#### PROBLEM STATEMENT
Word for word, transcribe the lines below and drop the pictures.

#### GIVEN INFORMATION

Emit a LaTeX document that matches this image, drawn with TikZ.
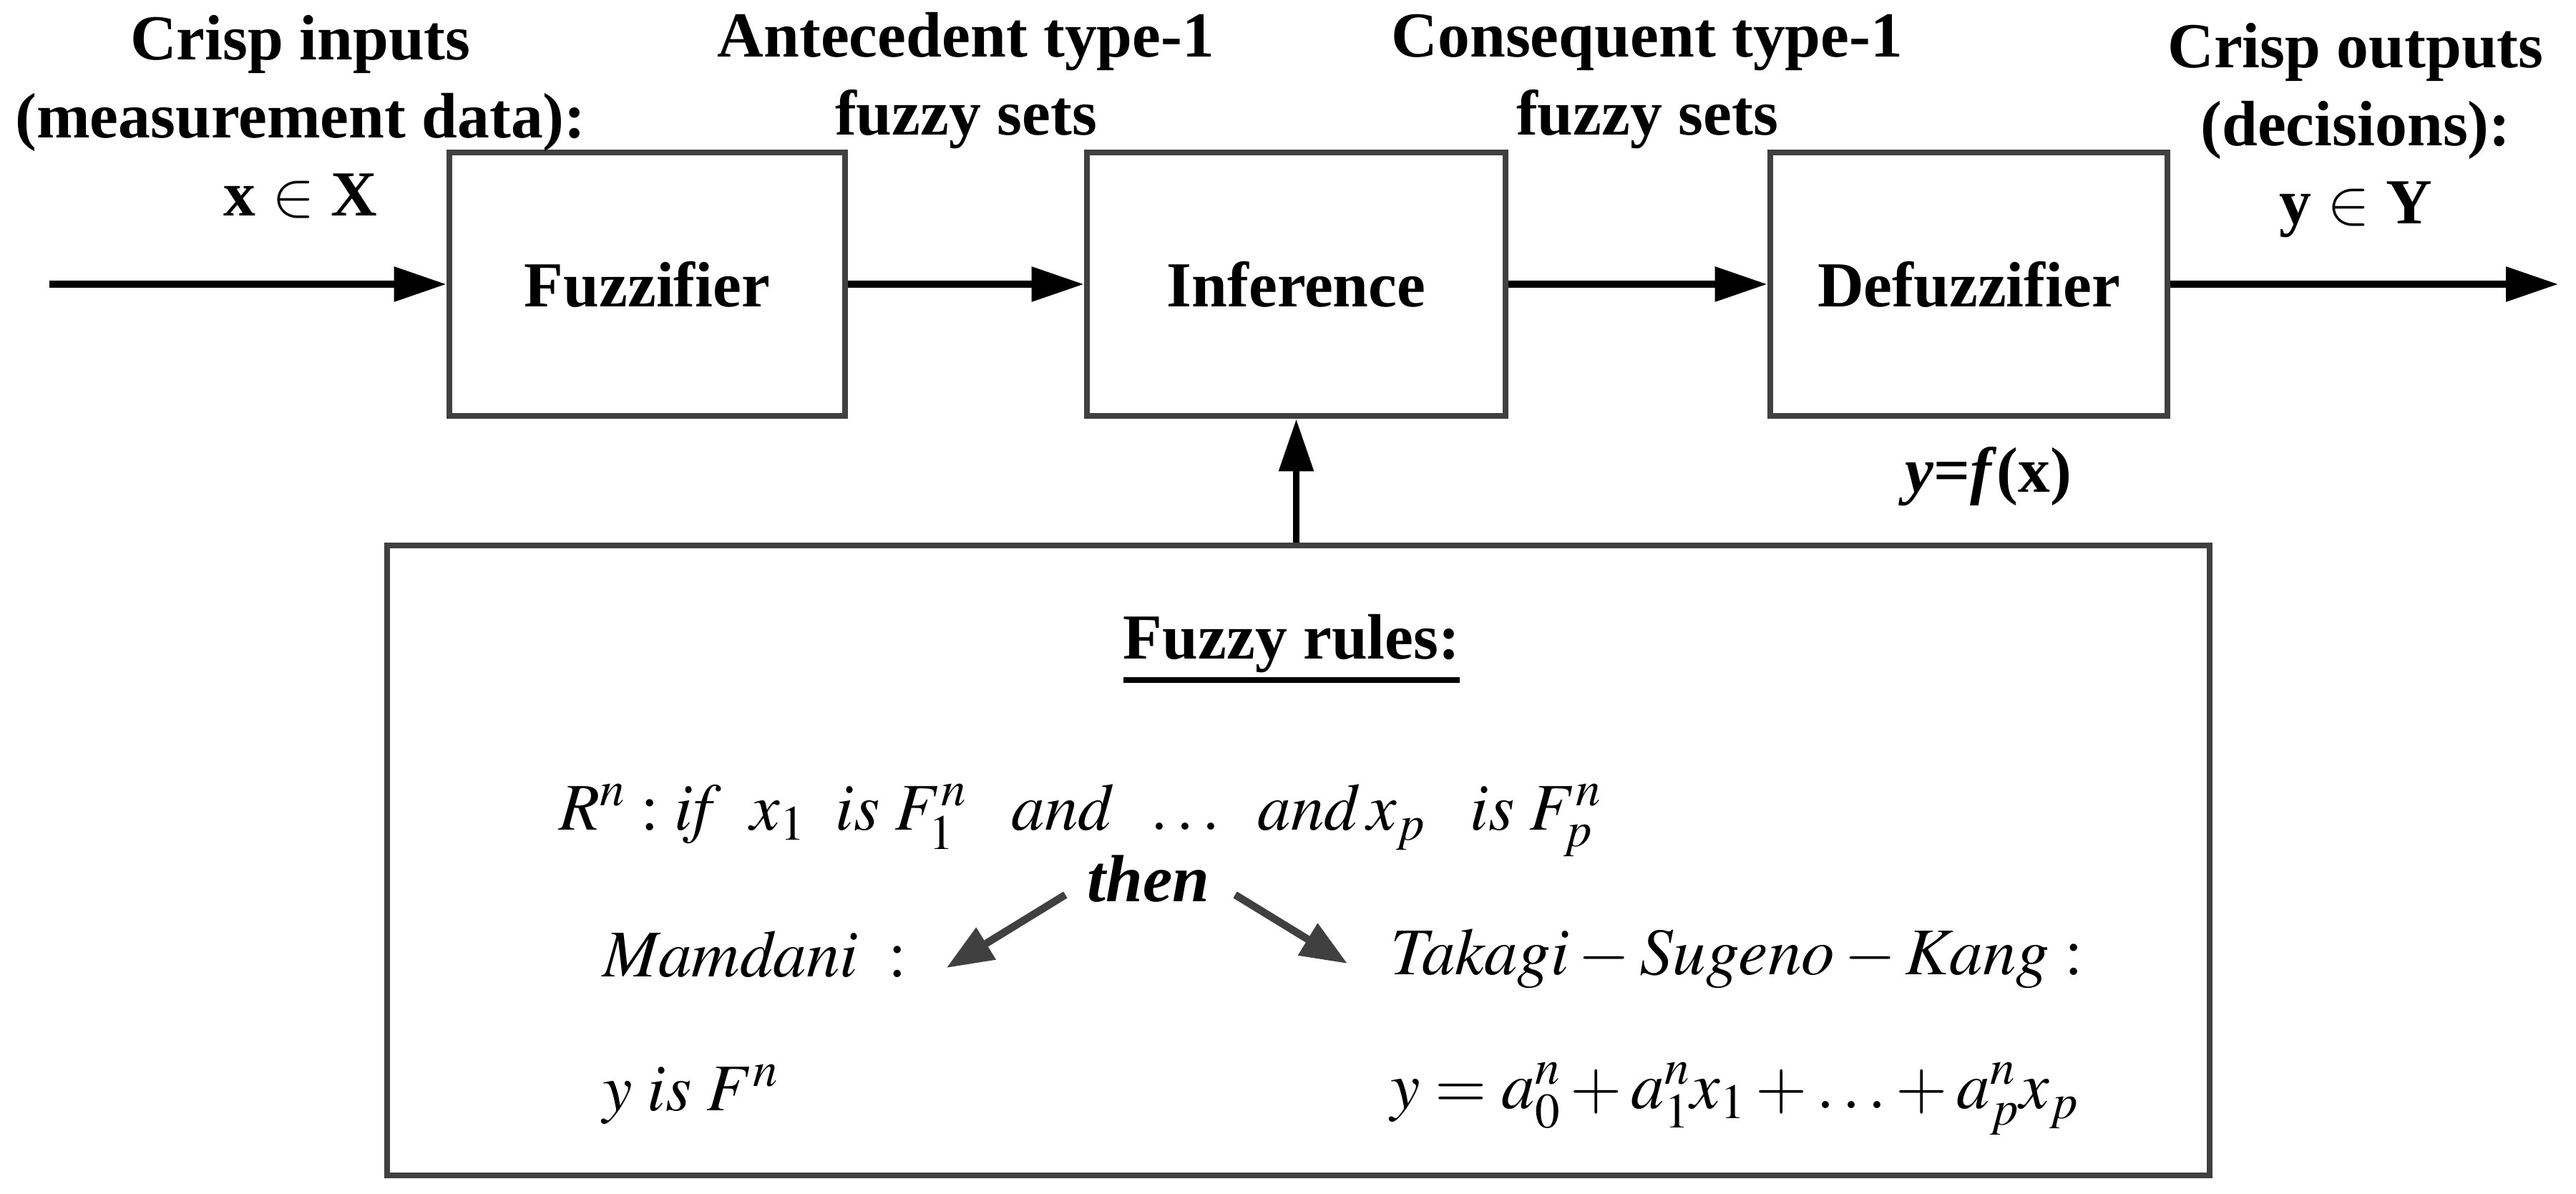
\documentclass[tikz,border=0pt]{standalone}
\usepackage{mathptmx}
\usepackage[no-math]{fontspec}
\setmainfont{Liberation Serif}
\usepackage{tikz}
\usetikzlibrary{arrows.meta,positioning}

\definecolor{boxgray}{HTML}{404040}
\newcommand{\rulehead}[1]{\vtop{\hbox{#1}\kern2pt\hrule height 2.2pt}}

\tikzset{
  txt/.style={font=\fontsize{25.5}{31}\selectfont\bfseries, align=center, inner sep=0pt},
  blk/.style={draw=boxgray, line width=2.5pt, minimum height=3.68cm, font=\fontsize{25.5}{31}\selectfont\bfseries},
  flow/.style={line width=2.6pt, -{Triangle[length=0.73cm,width=0.47cm]}},
  pick/.style={draw=boxgray, line width=3pt, -{Triangle[length=0.65cm,width=0.5cm]}},
  eq/.style={font=\fontsize{26.5}{32}\selectfont, inner sep=0pt}
}

\begin{document}
\begin{tikzpicture}
\useasboundingbox (0,0) rectangle (36,-16.67);

% Blocks
\node[blk, minimum width=5.53cm] (fuz) at (9.045,-3.97) {Fuzzifier};
\node[blk, minimum width=5.85cm] (inf) at (18.115,-3.97) {Inference};
\node[blk, minimum width=5.55cm] (def) at (27.515,-3.97) {Defuzzifier};
\node[draw=boxgray, line width=2.5pt, minimum width=25.47cm, minimum height=8.80cm] (rules) at (18.145,-12.02) {};

% Labels along the signal line (base = last line)
\node[txt, anchor=base] (inlbl) at (4.20,-3.01) {Crisp inputs\\(measurement data):\\x $\in$\ X};
\node[txt, anchor=base] (antlbl) at (13.50,-1.88) {Antecedent type-1\\fuzzy sets};
\node[txt, anchor=base] (conlbl) at (23.02,-1.88) {Consequent type-1\\fuzzy sets};
\node[txt, anchor=base] (outlbl) at (32.92,-3.12) {Crisp outputs\\(decisions):\\y $\in$ Y};
\node[txt, anchor=base] (yfx) at (27.79,-6.87) {\textit{y}=\textit{f}(x)};

% Signal flow
\coordinate (src) at (0.69,-3.97);
\coordinate (snk) at (35.75,-3.97);
\draw[flow] (src) -- (fuz);
\draw[flow] (fuz) -- (inf);
\draw[flow] (inf) -- (def);
\draw[flow] (def) -- (snk);
\draw[flow] (rules.north -| inf.south) -- (inf.south);

% Rule base
\node[txt, anchor=base] (rhead) at (18.05,-9.20) {\rulehead{Fuzzy rules:}};
\node[eq, anchor=base west] (rn) at (7.81,-11.59) {$R^n : \mathit{if}\;\; x_1\;\;\mathit{is}\;F_1^n\;\;\;\mathit{and}\;\;\ldots\;\;\mathit{and}\,x_p\;\;\;\mathit{is}\;F_p^n$};
\node[eq, anchor=base] (then) at (16.05,-12.59) {\textbf{\textit{then}}};
\node[eq, anchor=base west] (mam) at (8.42,-13.64) {$\mathit{Mamdani}\;:$};
\node[eq, anchor=base west] (mamy) at (8.42,-15.51) {$y\;\mathit{is}\;F^n$};
\node[eq, anchor=base west] (tsk) at (19.43,-13.61) {$\mathit{Takagi}-\mathit{Sugeno}-\mathit{Kang}:$};
\node[eq, anchor=base west] (tsky) at (19.43,-15.48) {$y=a_0^n+a_1^nx_1+\ldots+a_p^nx_p$};

\draw[pick] ([xshift=-0.30cm,yshift=0.09cm]then.base west) -- ([xshift=0.55cm,yshift=0.12cm]mam.base east);
\draw[pick] ([xshift=0.35cm,yshift=0.09cm]then.base east) -- ([xshift=-0.60cm,yshift=0.15cm]tsk.base west);
\end{tikzpicture}
\end{document}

#### COMPLETE OUTPUT
Emit a LaTeX document that matches this image, drawn with TikZ.
\documentclass[tikz,border=0pt]{standalone}
\usepackage{mathptmx}
\usepackage[no-math]{fontspec}
\setmainfont{Liberation Serif}
\usepackage{tikz}
\usetikzlibrary{arrows.meta,positioning}

\definecolor{boxgray}{HTML}{404040}
\newcommand{\rulehead}[1]{\vtop{\hbox{#1}\kern2pt\hrule height 2.2pt}}

\tikzset{
  txt/.style={font=\fontsize{25.5}{31}\selectfont\bfseries, align=center, inner sep=0pt},
  blk/.style={draw=boxgray, line width=2.5pt, minimum height=3.68cm, font=\fontsize{25.5}{31}\selectfont\bfseries},
  flow/.style={line width=2.6pt, -{Triangle[length=0.73cm,width=0.47cm]}},
  pick/.style={draw=boxgray, line width=3pt, -{Triangle[length=0.65cm,width=0.5cm]}},
  eq/.style={font=\fontsize{26.5}{32}\selectfont, inner sep=0pt}
}

\begin{document}
\begin{tikzpicture}
\useasboundingbox (0,0) rectangle (36,-16.67);

% Blocks
\node[blk, minimum width=5.53cm] (fuz) at (9.045,-3.97) {Fuzzifier};
\node[blk, minimum width=5.85cm] (inf) at (18.115,-3.97) {Inference};
\node[blk, minimum width=5.55cm] (def) at (27.515,-3.97) {Defuzzifier};
\node[draw=boxgray, line width=2.5pt, minimum width=25.47cm, minimum height=8.80cm] (rules) at (18.145,-12.02) {};

% Labels along the signal line (base = last line)
\node[txt, anchor=base] (inlbl) at (4.20,-3.01) {Crisp inputs\\(measurement data):\\x $\in$\ X};
\node[txt, anchor=base] (antlbl) at (13.50,-1.88) {Antecedent type-1\\fuzzy sets};
\node[txt, anchor=base] (conlbl) at (23.02,-1.88) {Consequent type-1\\fuzzy sets};
\node[txt, anchor=base] (outlbl) at (32.92,-3.12) {Crisp outputs\\(decisions):\\y $\in$ Y};
\node[txt, anchor=base] (yfx) at (27.79,-6.87) {\textit{y}=\textit{f}(x)};

% Signal flow
\coordinate (src) at (0.69,-3.97);
\coordinate (snk) at (35.75,-3.97);
\draw[flow] (src) -- (fuz);
\draw[flow] (fuz) -- (inf);
\draw[flow] (inf) -- (def);
\draw[flow] (def) -- (snk);
\draw[flow] (rules.north -| inf.south) -- (inf.south);

% Rule base
\node[txt, anchor=base] (rhead) at (18.05,-9.20) {\rulehead{Fuzzy rules:}};
\node[eq, anchor=base west] (rn) at (7.81,-11.59) {$R^n : \mathit{if}\;\; x_1\;\;\mathit{is}\;F_1^n\;\;\;\mathit{and}\;\;\ldots\;\;\mathit{and}\,x_p\;\;\;\mathit{is}\;F_p^n$};
\node[eq, anchor=base] (then) at (16.05,-12.59) {\textbf{\textit{then}}};
\node[eq, anchor=base west] (mam) at (8.42,-13.64) {$\mathit{Mamdani}\;:$};
\node[eq, anchor=base west] (mamy) at (8.42,-15.51) {$y\;\mathit{is}\;F^n$};
\node[eq, anchor=base west] (tsk) at (19.43,-13.61) {$\mathit{Takagi}-\mathit{Sugeno}-\mathit{Kang}:$};
\node[eq, anchor=base west] (tsky) at (19.43,-15.48) {$y=a_0^n+a_1^nx_1+\ldots+a_p^nx_p$};

\draw[pick] ([xshift=-0.30cm,yshift=0.09cm]then.base west) -- ([xshift=0.55cm,yshift=0.12cm]mam.base east);
\draw[pick] ([xshift=0.35cm,yshift=0.09cm]then.base east) -- ([xshift=-0.60cm,yshift=0.15cm]tsk.base west);
\end{tikzpicture}
\end{document}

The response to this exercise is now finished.